Copy exactly, and only, the lines below from the first through the one containing "(359,31) -- (359,448);", both included; pictures are omitted.

^^^^

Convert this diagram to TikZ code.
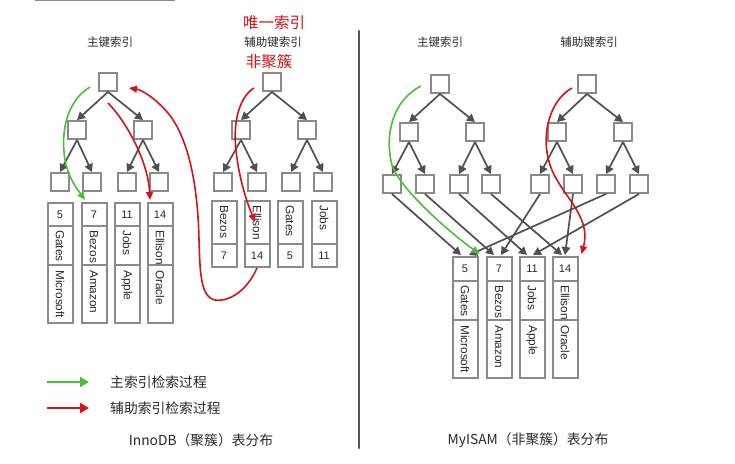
\documentclass[tikz,border=0pt]{standalone}
\usepackage{fontspec}
\setmainfont{Liberation Sans}
\newfontfamily\cjk{Noto Sans CJK SC}
\usetikzlibrary{arrows.meta,calc}
\definecolor{boxgray}{HTML}{8A8A8A}
\definecolor{arrgray}{HTML}{505050}
\definecolor{gr}{HTML}{4DBE3C}
\definecolor{rd}{HTML}{D0141A}
\definecolor{divc}{HTML}{55555F}
\definecolor{txt}{HTML}{2A2A2A}
\begin{document}
\begin{tikzpicture}[x=1pt,y=-1pt,
  tbox/.style={draw=boxgray, line width=2.4pt, fill=white, minimum size=17.5pt, inner sep=0pt},
  tarr/.style={draw=arrgray, line width=1.7pt, -{Triangle[length=8pt,width=8.5pt]}},
  cell/.style={draw=boxgray, line width=2pt, minimum width=25pt, inner sep=0pt, outer sep=0pt, anchor=north,
    text=txt, font=\fontsize{11}{13}\selectfont},
  rtext/.style={rotate=-90, anchor=west, inner sep=0pt, text=txt, font=\fontsize{11.8}{13}\selectfont},
  curvg/.style={draw=gr, line width=1.6pt, -{Triangle[length=8pt,width=7pt]}},
  curvr/.style={draw=rd, line width=1.6pt, -{Triangle[length=8pt,width=7pt]}},
  ttl/.style={text=txt, font=\cjk\fontsize{11.5}{13}\selectfont, inner sep=0pt},
  redttl/.style={text=rd, font=\cjk\fontsize{15.5}{17}\selectfont, inner sep=0pt},
  bigttl/.style={text=txt, font=\cjk\fontsize{13.8}{15}\selectfont, inner sep=0pt},
  legarr/.style={line width=2.6pt, -{Triangle[length=9pt,width=10pt]}}
]
\fill[white] (0,0) rectangle (735,463);
\useasboundingbox (0,0) rectangle (735,463);

% top cut-off line and divider
\draw[boxgray, line width=1.2pt] (35,0.6) -- (175,0.6);
\draw[divc, line width=2.6pt, line cap=round] (359,31) -- (359,448);

% titles
\node[ttl] (t1) at (110,42) {主键索引};
\node[ttl] (t2) at (273,42) {辅助键索引};
\node[redttl] (t3) at (274,23) {唯一索引};
\node[redttl] (t4) at (269,62) {非聚簇};
\node[ttl] (t5) at (440,42) {主键索引};
\node[ttl] (t6) at (589,42) {辅助键索引};
\node[bigttl] (b1) at (201,440) {InnoDB（聚簇）表分布};
\node[bigttl] (b2) at (528,440) {MyISAM（非聚簇）表分布};

% InnoDB primary tree
\node[tbox] (p) at (108,82) {};
\node[tbox] (p1) at (77,130) {};
\node[tbox] (p2) at (143,130) {};
\node[tbox] (p11) at (60,182) {};
\node[tbox] (p12) at (92,182) {};
\node[tbox] (p21) at (127,182) {};
\node[tbox] (p22) at (159,182) {};
\foreach \a/\b in {p/p1,p/p2,p1/p11,p1/p12,p2/p21,p2/p22}
  \draw[tarr] (\a.south) -- (\b.north);

% InnoDB secondary tree
\node[tbox] (s) at (272,82) {};
\node[tbox] (s1) at (241,130) {};
\node[tbox] (s2) at (307,130) {};
\node[tbox] (s11) at (223,182) {};
\node[tbox] (s12) at (257,182) {};
\node[tbox] (s21) at (291,182) {};
\node[tbox] (s22) at (323,182) {};
\foreach \a/\b in {s/s1,s/s2,s1/s11,s1/s12,s2/s21,s2/s22}
  \draw[tarr] (\a.south) -- (\b.north);

% MyISAM primary tree
\node[tbox] (q) at (440,84) {};
\node[tbox] (q1) at (409,132) {};
\node[tbox] (q2) at (475,132) {};
\node[tbox] (q11) at (392,184) {};
\node[tbox] (q12) at (425,184) {};
\node[tbox] (q21) at (459,184) {};
\node[tbox] (q22) at (491,184) {};
\foreach \a/\b in {q/q1,q/q2,q1/q11,q1/q12,q2/q21,q2/q22}
  \draw[tarr] (\a.south) -- (\b.north);

% MyISAM secondary tree
\node[tbox] (r) at (587,84) {};
\node[tbox] (r1) at (557,132) {};
\node[tbox] (r2) at (623,132) {};
\node[tbox] (r11) at (540,184) {};
\node[tbox] (r12) at (573,184) {};
\node[tbox] (r21) at (606,184) {};
\node[tbox] (r22) at (639,184) {};
\foreach \a/\b in {r/r1,r/r2,r1/r11,r1/r12,r2/r21,r2/r22}
  \draw[tarr] (\a.south) -- (\b.north);

% InnoDB clustered records
\foreach \i/\x/\n/\a/\b in {1/60/5/Gates/Microsoft,2/94/7/Bezos/Amazon,3/127/11/Jobs/Apple,4/160/14/Ellison/Oracle}{
  \node[cell, minimum height=23pt] (ia\i) at (\x,203) {\n};
  \node[cell, minimum height=39pt] (ib\i) at (ia\i.south) {};
  \node[cell, minimum height=58pt] (ic\i) at (ib\i.south) {};
  \node[rtext] (ian\i) at ([yshift=-4pt]ib\i.north) {\a};
  \node[rtext] (iac\i) at ([yshift=-5pt]ic\i.north) {\b};
}

% InnoDB secondary records
\foreach \i/\x/\n/\a in {1/224/7/Bezos,2/257/14/Ellison,3/290/5/Gates,4/324/11/Jobs}{
  \node[cell, minimum height=43pt] (sa\i) at (\x,201) {};
  \node[cell, minimum height=23pt] (sb\i) at (sa\i.south) {\n};
  \node[rtext] (san\i) at ([yshift=-4pt]sa\i.north) {\a};
}

% MyISAM records
\foreach \i/\x/\n/\a/\b in {1/465/5/Gates/Microsoft,2/499/7/Bezos/Amazon,3/532/11/Jobs/Apple,4/565/14/Ellison/Oracle}{
  \node[cell, minimum height=24pt] (ma\i) at (\x,257) {\n};
  \node[cell, minimum height=39pt] (mb\i) at (ma\i.south) {};
  \node[cell, minimum height=58pt] (mc\i) at (mb\i.south) {};
  \node[rtext] (man\i) at ([yshift=-4pt]mb\i.north) {\a};
  \node[rtext] (mac\i) at ([yshift=-5pt]mc\i.north) {\b};
}

% MyISAM leaf -> record pointers
\draw[tarr] (q11.south) -- ([xshift=-4pt,yshift=2pt]ma1.north);
\draw[tarr] (q12.south) -- ([xshift=-5pt,yshift=2pt]ma2.north);
\draw[tarr] (q21.south) -- ([xshift=-5pt,yshift=2pt]ma3.north);
\draw[tarr] (q22.south) -- ([xshift=-3pt,yshift=2pt]ma4.north);
\draw[tarr] (r11.south) -- ([xshift=2pt,yshift=2pt]ma2.north);
\draw[tarr] (r12.south) -- ([xshift=0pt,yshift=2pt]ma4.north);
\draw[tarr] (r21.south) -- ([xshift=4pt,yshift=2pt]ma1.north);
\draw[tarr] (r22.south) -- ([xshift=1pt,yshift=2pt]ma3.north);

% search paths
\coordinate (g1s) at (90,87);
\coordinate (r1s) at (108,103);
\coordinate (r2e) at (129,88);
\coordinate (r3s) at (254,88);
\coordinate (g2s) at (421,86);
\coordinate (r4s) at (572,88);

\draw[curvg] (g1s) .. controls (68,100) and (60,130) .. (65,160) .. controls (69,180) and (78,190) .. ([xshift=-9pt,yshift=3pt]ia2.north);
\draw[curvr] (r1s) .. controls (125,120) and (148,160) .. ([xshift=-10pt,yshift=3pt]ia4.north);
\draw[curvr] ([yshift=-1pt]sb2.south) .. controls (245,295) and (225,302) .. (215,300)
   .. controls (200,297) and (200,270) .. (199,240)
   .. controls (198,190) and (190,140) .. (168,113)
   .. controls (155,98) and (142,90) .. (r2e);
\draw[curvr] (r3s) .. controls (238,98) and (233,125) .. (236,150) .. controls (239,180) and (248,205) .. (255,222);
\draw[curvg] (g2s) .. controls (393,100) and (384,135) .. (392,165) .. controls (398,185) and (440,225) .. ([xshift=2pt,yshift=3pt]ma1.north east);
\draw[curvr] (r4s) .. controls (550,100) and (540,135) .. (550,165) .. controls (560,195) and (592,215) .. ([xshift=4pt,yshift=3pt]ma4.north east);

% legend
\coordinate (lg1) at (47,382);
\coordinate (lg2) at (89,382);
\coordinate (lr1) at (47,408);
\coordinate (lr2) at (89,408);
\draw[legarr, gr] (lg1) -- (lg2);
\draw[legarr, rd] (lr1) -- (lr2);
\node[bigttl, anchor=west] (lt1) at (110,382) {主索引检索过程};
\node[bigttl, anchor=west] (lt2) at (110,408) {辅助索引检索过程};
\end{tikzpicture}
\end{document}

^^^^

**Solution below**
Convert this diagram to TikZ code.
\documentclass[tikz,border=0pt]{standalone}
\usepackage{fontspec}
\setmainfont{Liberation Sans}
\newfontfamily\cjk{Noto Sans CJK SC}
\usetikzlibrary{arrows.meta,calc}
\definecolor{boxgray}{HTML}{8A8A8A}
\definecolor{arrgray}{HTML}{505050}
\definecolor{gr}{HTML}{4DBE3C}
\definecolor{rd}{HTML}{D0141A}
\definecolor{divc}{HTML}{55555F}
\definecolor{txt}{HTML}{2A2A2A}
\begin{document}
\begin{tikzpicture}[x=1pt,y=-1pt,
  tbox/.style={draw=boxgray, line width=2.4pt, fill=white, minimum size=17.5pt, inner sep=0pt},
  tarr/.style={draw=arrgray, line width=1.7pt, -{Triangle[length=8pt,width=8.5pt]}},
  cell/.style={draw=boxgray, line width=2pt, minimum width=25pt, inner sep=0pt, outer sep=0pt, anchor=north,
    text=txt, font=\fontsize{11}{13}\selectfont},
  rtext/.style={rotate=-90, anchor=west, inner sep=0pt, text=txt, font=\fontsize{11.8}{13}\selectfont},
  curvg/.style={draw=gr, line width=1.6pt, -{Triangle[length=8pt,width=7pt]}},
  curvr/.style={draw=rd, line width=1.6pt, -{Triangle[length=8pt,width=7pt]}},
  ttl/.style={text=txt, font=\cjk\fontsize{11.5}{13}\selectfont, inner sep=0pt},
  redttl/.style={text=rd, font=\cjk\fontsize{15.5}{17}\selectfont, inner sep=0pt},
  bigttl/.style={text=txt, font=\cjk\fontsize{13.8}{15}\selectfont, inner sep=0pt},
  legarr/.style={line width=2.6pt, -{Triangle[length=9pt,width=10pt]}}
]
\fill[white] (0,0) rectangle (735,463);
\useasboundingbox (0,0) rectangle (735,463);

% top cut-off line and divider
\draw[boxgray, line width=1.2pt] (35,0.6) -- (175,0.6);
\draw[divc, line width=2.6pt, line cap=round] (359,31) -- (359,448);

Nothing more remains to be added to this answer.